Writing music down turned sound from a temporary event into a readable language.

Key Facts

  • Ancient music symbols often showed pitch direction or melody shape, but not exact rhythm or pitch.
  • Neumes were early medieval marks placed above text to guide singers through chant melodies.
  • Guido of Arezzo helped popularize staff lines around 1000 CE, making pitch easier to locate and teach.
  • A modern staff has 5 lines and 4 spaces, and each position represents a different pitch.
  • Frequency doubles at the octave: f2 = 2f1, so 440 Hz and 880 Hz are the same note name one octave apart.
  • Note duration is relative: a half note = 2 quarter notes, and a whole note = 4 quarter notes in common counting.

Vocabulary

Notation
Notation is a written system of symbols used to represent musical sounds and instructions.
Neume
A neume is an early musical mark that showed the general shape or movement of a sung melody.
Staff
A staff is a set of horizontal lines and spaces that show the pitch position of notes.
Clef
A clef is a symbol that assigns specific pitch names to the lines and spaces of a staff.
Rhythm
Rhythm is the pattern of note lengths, rests, and accents in music over time.

Common Mistakes to Avoid

  • Thinking early notation was just modern notation in an older style.

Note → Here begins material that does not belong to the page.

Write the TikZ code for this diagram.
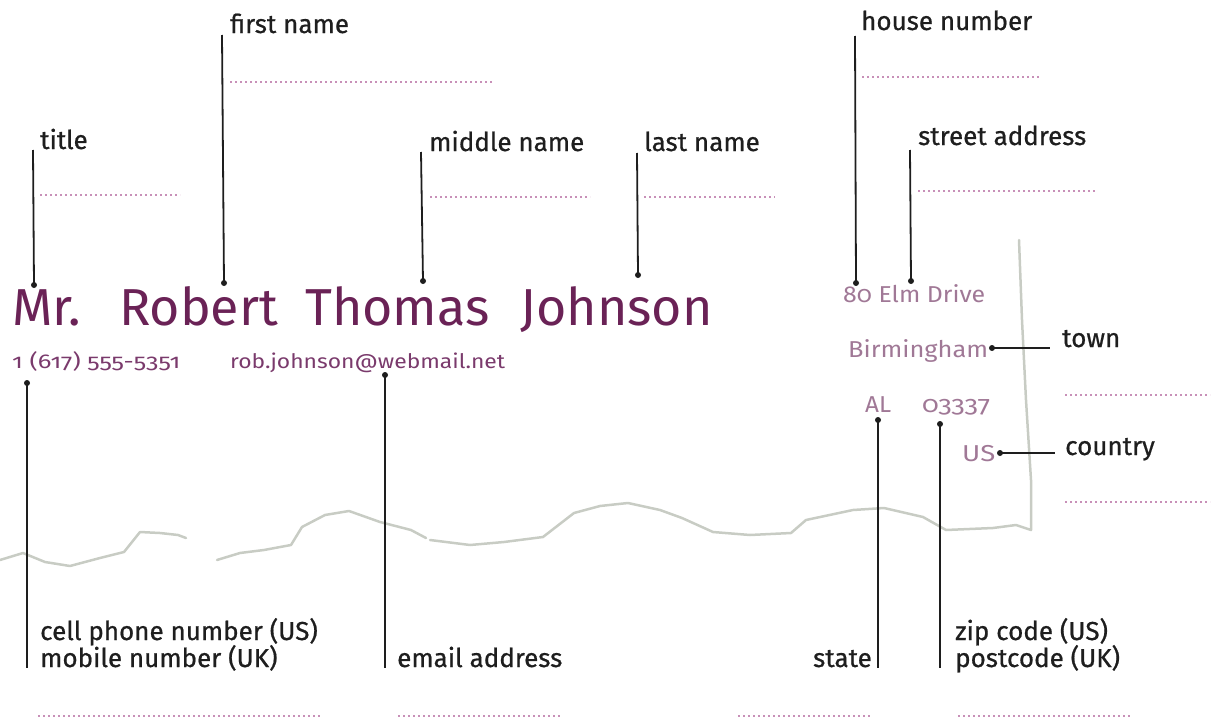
\documentclass[tikz,border=0pt]{standalone}
\usepackage{fontspec}
\setmainfont{Fira Sans}
\newfontfamily\osf[Numbers=OldStyle]{Fira Sans}
\newfontfamily\lblfont[FakeBold=0.7]{Fira Sans}
\definecolor{ink}{HTML}{1E1E1E}
\definecolor{namecol}{HTML}{6A2256}
\definecolor{smallcol}{HTML}{7A3A6C}
\definecolor{addrcol}{HTML}{A07896}
\definecolor{dotcol}{HTML}{C890B8}
\definecolor{papercol}{HTML}{C8CCC4}
\newcommand{\hstretch}[2]{\resizebox{#1}{\height}{#2}}
\begin{document}
\begin{tikzpicture}[x=1pt,y=-1pt,
  lbl/.style={anchor=base west,inner sep=0pt,font=\lblfont\fontsize{26}{28}\selectfont,text=ink},
  lblr/.style={anchor=base east,inner sep=0pt,font=\lblfont\fontsize{26}{28}\selectfont,text=ink},
  lead/.style={draw=ink,line width=1.8pt},
  dotmark/.style={circle,fill=ink,inner sep=0pt,minimum size=6pt},
  fillline/.style={draw=dotcol,line width=2pt,dash pattern=on 1.6pt off 3.4pt},
  bigname/.style={anchor=base west,inner sep=0pt,font=\fontsize{52}{56}\selectfont,text=namecol},
  small/.style={anchor=base west,inner sep=0pt,font=\osf\fontsize{20}{22}\selectfont,text=smallcol},
  addr/.style={anchor=base west,inner sep=0pt,font=\osf\fontsize{23}{26}\selectfont,text=addrcol},
  paper/.style={draw=papercol,line width=2.5pt,line join=round,line cap=round}
]
\useasboundingbox (0,0) rectangle (1216,720);

% paper edges
\draw[paper] (0,560) -- (23,553) -- (45,562) -- (70,566) -- (100,558) -- (124,552) -- (140,532) -- (160,533) -- (178,535) -- (186,538);
\draw[paper] (217,560) -- (240,553) -- (264,550) -- (291,545) -- (302,527) -- (325,515) -- (349,511) -- (380,522) -- (411,530) -- (426,538);
\draw[paper] (430,540) -- (470,545) -- (504,542) -- (543,537) -- (574,513) -- (600,506) -- (628,503) -- (660,510) -- (682,518) -- (713,532) -- (750,535) -- (791,533) -- (806,520) -- (853,510) -- (884,508) -- (923,517) -- (946,530) -- (993,528) -- (1016,525) -- (1031,530) -- (1031,480) -- (1026,400) -- (1022,320) -- (1019,240);

% main texts
\node[bigname] (name) at (12,325) {Mr.\hspace{38pt}Robert\hspace{27pt}Thomas\hspace{31pt}Johnson};
\node[small] (phone) at (12,368) {\hstretch{168pt}{1 (617) 555-5351}};
\node[small] (email) at (230,368) {\hstretch{275pt}{rob.johnson@webmail.net}};
\node[addr] (street) at (843,302) {\hstretch{142pt}{80 Elm Drive}};
\node[addr] (townv) at (848,357) {\hstretch{140pt}{Birmingham}};
\node[addr] (statev) at (865,412) {\hstretch{26pt}{AL}};
\node[addr] (zipv) at (922,412) {\hstretch{68pt}{03337}};
\node[addr] (countryv) at (962,461) {\hstretch{33pt}{US}};

% labels
\node[lbl] (ltitle) at (40,149) {title};
\node[lbl] (lfirst) at (230,33) {first name};
\node[lbl] (lmiddle) at (429,151) {middle name};
\node[lbl] (llast) at (644,151) {last name};
\node[lbl] (lhouse) at (861,30) {house number};
\node[lbl] (lstreet) at (918,145) {street address};
\node[lbl] (ltown) at (1062,347) {town};
\node[lbl] (lcountry) at (1065,455) {country};
\node[lbl] (lcell) at (40,640) {cell phone number (US)};
\node[lbl] (lmobile) at (40,667) {mobile number (UK)};
\node[lbl] (lemail) at (397,667) {email address};
\node[lblr] (lstate) at (872,667) {state};
\node[lbl] (lzip) at (955,640) {zip code (US)};
\node[lbl] (lpost) at (955,667) {postcode (UK)};

% dots (targets)
\node[dotmark] (dtitle) at (34,285) {};
\node[dotmark] (dfirst) at (224,283) {};
\node[dotmark] (dmiddle) at (423,281) {};
\node[dotmark] (dlast) at (638,275) {};
\node[dotmark] (dhouse) at (856,283) {};
\node[dotmark] (dstreet) at (911,281) {};
\node[dotmark] (dtown) at (992,348) {};
\node[dotmark] (dcountry) at (1000,453) {};
\node[dotmark] (dphone) at (27,383) {};
\node[dotmark] (demail) at (385,375) {};
\node[dotmark] (dstate) at (878,420) {};
\node[dotmark] (dzip) at (940,424) {};

% leader ends
\coordinate (ttitle) at (33,150);
\coordinate (tfirst) at (222,35);
\coordinate (tmiddle) at (421,152);
\coordinate (tlast) at (637,153);
\coordinate (thouse) at (855,36);
\coordinate (tstreet) at (910,150);
\coordinate (ttown) at (1050,348);
\coordinate (tcountry) at (1055,453);
\coordinate (tphone) at (27,668);
\coordinate (temail) at (385,668);
\coordinate (tstate) at (878,668);
\coordinate (tzip) at (940,668);

\draw[lead] (ttitle) -- (dtitle.center);
\draw[lead] (tfirst) -- (dfirst.center);
\draw[lead] (tmiddle) -- (dmiddle.center);
\draw[lead] (tlast) -- (dlast.center);
\draw[lead] (thouse) -- (dhouse.center);
\draw[lead] (tstreet) -- (dstreet.center);
\draw[lead] (dtown.center) -- (ttown);
\draw[lead] (dcountry.center) -- (tcountry);
\draw[lead] (dphone.center) -- (tphone);
\draw[lead] (demail.center) -- (temail);
\draw[lead] (dstate.center) -- (tstate);
\draw[lead] (dzip.center) -- (tzip);

% fill-in dotted lines
\draw[fillline] (40,195) -- (180,195);
\draw[fillline] (230,82) -- (492,82);
\draw[fillline] (430,197) -- (590,197);
\draw[fillline] (644,197) -- (775,197);
\draw[fillline] (862,77) -- (1040,77);
\draw[fillline] (918,191) -- (1095,191);
\draw[fillline] (1065,395) -- (1210,395);
\draw[fillline] (1065,502) -- (1210,502);
\draw[fillline] (38,716) -- (320,716);
\draw[fillline] (398,716) -- (560,716);
\draw[fillline] (738,716) -- (870,716);
\draw[fillline] (958,716) -- (1130,716);
\end{tikzpicture}
\end{document}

Early systems often gave only rough melodic guidance and did not always show exact pitch or rhythm.
  • Ignoring the role of the staff when reading pitch. Without staff lines and a clef, note symbols do not tell a performer exact pitch names.
  • Confusing pitch with loudness. Pitch depends mainly on frequency, while loudness depends mainly on sound intensity or amplitude.
  • Treating note shapes as fixed time values in seconds. Note values are proportional, so their actual duration depends on the tempo.

Practice Questions

  1. 1 A melody begins on A4 at 440 Hz and then moves up one octave. What is the frequency of the new note?
  2. 2 In a measure of 4/4 time, how many quarter notes have the same duration as one whole note, and how many eighth notes have the same duration as one whole note?
  3. 3 Explain why the invention of staff notation made it easier for musicians in different places to learn the same song accurately.